Sri Lanka

Sri Lanka is a year-round holiday destination thanks to its combination of weather systems ensuring that several regions, as well as many of its coastlines, are always sunny.


With year-round warmth, Sri Lanka enjoys a tropical climate without extreme temperatures. The weather in Sri Lanka averages approximately 30 degrees but cools to as low as 16 degrees in the hill country. With two monsoons, Yala and Maha where Sri Lanka experiences heavy rainfall on its East and West coast, it’s best to avoid visiting in May and October.

An all year-round destination, when to go to Sri Lanka ultimately depends on your preferences and interests.

Best Times to Visit Sri LAnka

DEcember to April

The winter months are the best times to visit Sri Lanka. With warm temperatures and minimal rainfall, these are some of the best times to visit the south of Sri Lanka. It is considered to be the countrywide high season and the west and south coasts are at their peak. With sunny and dry conditions, it is a perfect place to escape the cold winter months. Enjoy a private sunset sail or as sunrise whale watching experience on the azure blue waters of the Indian Ocean. Bear in mind that Christmas and New Year are popular times to visit Sri Lanka, so it’s advisable to plan well in advance.

EASTER HIGHLIGHT: Easter is a perfect time to visit Sri Lanka as the temperatures are ideal and the beaches are at their best. Sri Lankan Sinhalese and Tamil New Year is celebrated during March to April and signifies a special time in the Sri Lankan calender. Marked with many traditions and great celebration across the country, you can take participate in the traditions and enjoy the celebrations in a local home when you travel with us. 

May to August

With temperatures rising to their 30’s, the south-coast remains warm but with some light monsoon showers during May. These traditional summer months are also highly favourable on the east coast which is at its peak from May to September, where you can enjoy long pristine palm fringed beaches. If culture is high on your list, then a visit to the Dambulla and a sunrise climb of Sigiriya Rock in the Cultural Triangle is a must during July to August. 

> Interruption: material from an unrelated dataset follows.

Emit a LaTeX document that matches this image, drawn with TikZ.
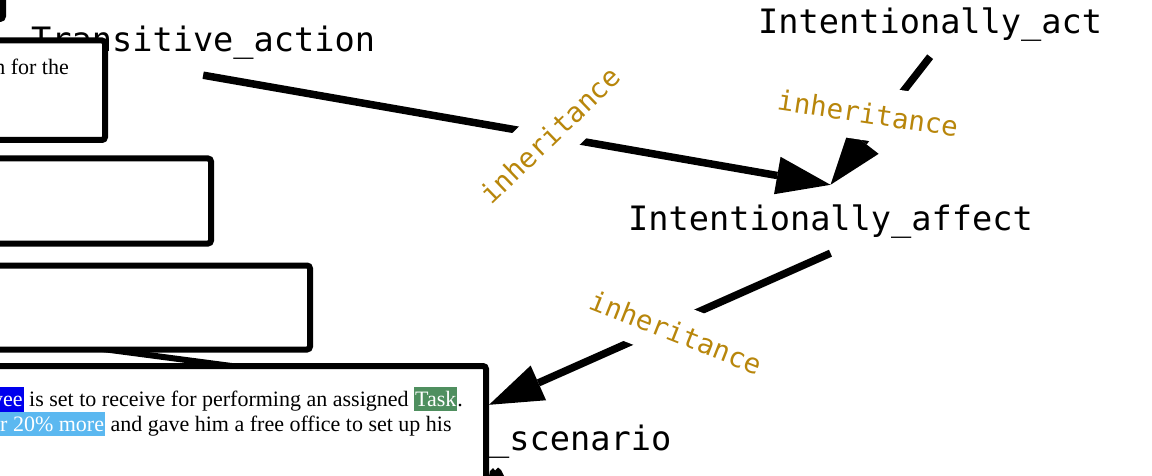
\documentclass[tikz,border=0pt]{standalone}
\usepackage{fontspec}
\setmainfont{Liberation Serif}
\newfontfamily\monofam{DejaVu Sans Mono}
\usetikzlibrary{arrows.meta}
\definecolor{inhcol}{HTML}{B8860B}
\definecolor{hlblue}{HTML}{0000EE}
\definecolor{hlsky}{HTML}{5BB8F0}
\definecolor{hlgreen}{HTML}{4F8F5F}
\newcommand\hlbox[2]{{\setlength\fboxsep{1pt}\colorbox{#1}{\color{white}\rule[-3.5pt]{0pt}{21.5pt}#2}}}
\begin{document}
\begin{tikzpicture}[x=1pt,y=-1pt,
  framelabel/.style={font=\monofam\fontsize{33.6}{40}\selectfont, text height=28pt, text depth=6pt, inner xsep=0pt, inner ysep=17pt, anchor=base west},
  inhlabel/.style={font=\monofam\fontsize{27.5}{32}\selectfont, text=inhcol, fill=white, text height=21pt, text depth=0pt, inner xsep=6pt, inner ysep=17pt},
  edgeline/.style={line width=7.5pt, -{Triangle[length=54pt,width=38pt,line width=0pt]}},
  annobox/.style={draw=black, fill=white, line width=6pt, rounded corners=3pt},
  annotext/.style={font=\fontsize{22}{25}\selectfont, inner sep=0pt, anchor=base west}
]
\useasboundingbox (0,0) rectangle (1152,476);
\clip (0,0) rectangle (1152,476);
% hidden connector between boxes
\coordinate (h1) at (0,335.5);
\coordinate (h2) at (300,375);
\draw[line width=6pt] (h1) -- (h2);
% frame labels
\node[framelabel] (T) at (31,52) {Transitive\_action};
\node[framelabel] (IA) at (758,33.5) {Intentionally\_act};
\node[framelabel] (IF) at (628,230) {Intentionally\_affect};
\node[framelabel] (S) at (489,450) {\_scenario};
% edges
\draw[edgeline] (T.south) -- (IF.north);
\draw[edgeline] (IA.south) -- (IF.north);
\draw[edgeline] (IF.south) -- (S.north west);
\fill (489,476) -- (490,471) -- (493,468) -- (495,470.5) -- (498,467.5) -- (501,470) -- (504,476) -- cycle;
% edge labels
\node[inhlabel, rotate=44] (L1) at (550,135) {inheritance};
\node[inhlabel, rotate=-8.5] (L2) at (868,113) {inheritance};
\node[inhlabel, rotate=-21.5] (L3) at (676,332) {inheritance};
% annotation boxes
\draw[annobox] (-30,-30) rectangle (3,19);
\draw[annobox] (-30,40.5) rectangle (105,140);
\draw[annobox] (-30,158.5) rectangle (211,243.5);
\draw[annobox] (-30,265.5) rectangle (310,349.5);
\draw[annobox] (-30,366) rectangle (486,530);
% annotation texts
\node[annotext, anchor=base east] (t1) at (69,75) {n for the};
\node[annotext] (t4a) at (-9,406) {\hlbox{hlblue}{yee} is set to receive for performing an assigned \hlbox{hlgreen}{Task}.};
\node[annotext] (t4b) at (-1,431) {\hlbox{hlsky}{r 20\% more} and gave him a free office to set up his};
\end{tikzpicture}
\end{document}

AUGUST HIGHLIGHT: With locals travelling inland to the Hill Country during the summer months for the cooler climes, August is the time to visit Kandy to see the Perahera Festival. The longest surviving festival in the world and the largest festival on the island. It takes place over 10 days in July and August. This is the Buddhists’ biggest cultural event and gets progressively more elaborate over the 10 days. Expect a hugely colourful event, with 100’s of dressed elephants, drummers and dancers as they herald the sacred Tooth Relic. Book with Sri Lanka Bespoke and will place you in the best boutiques for the festival with the best seats for prime viewing. 

september to November

Temperatures are still warm, but with the west coast experiencing its heaviest monsoon rainfall, it’s a great time to explore Jaffna at the northern tip of the island, followed by a trip to the North Western Province in Sri Lanka. Visit Wilpattu, one of Sri Lanka’s National Parks for a stunning wildlife immersion. Combine this with a trip to Anuradhapura in the Cultural Triangle to be amazed by Sri Lanka’s rich heritage and 3000-year history. 

SEPTEMBER HIGHLIGHT: Septembers marks the end of the dry season and is an incredible time to witness the largest gathering of Asian elephants to exist on the planet in Minneriya National Park. Up to 300 elephants from different herds travel together as one with just a single goal in mind – water. Soak up this magnificent event as the elephants come to sip the sweet waters of the Minneriya Tank. Combine this with a trip to Trincomalee on the East Coast – one of the oldest cities in Asia and a major maritime seaport.  Expect long sweeping beaches as far as the eye can see. With white sands and abundant marine life, it’s an incredible spot for snorkelling surrounded by coral reefs and catching sight of the largest sea mammals as they migrate through the Indian Ocean.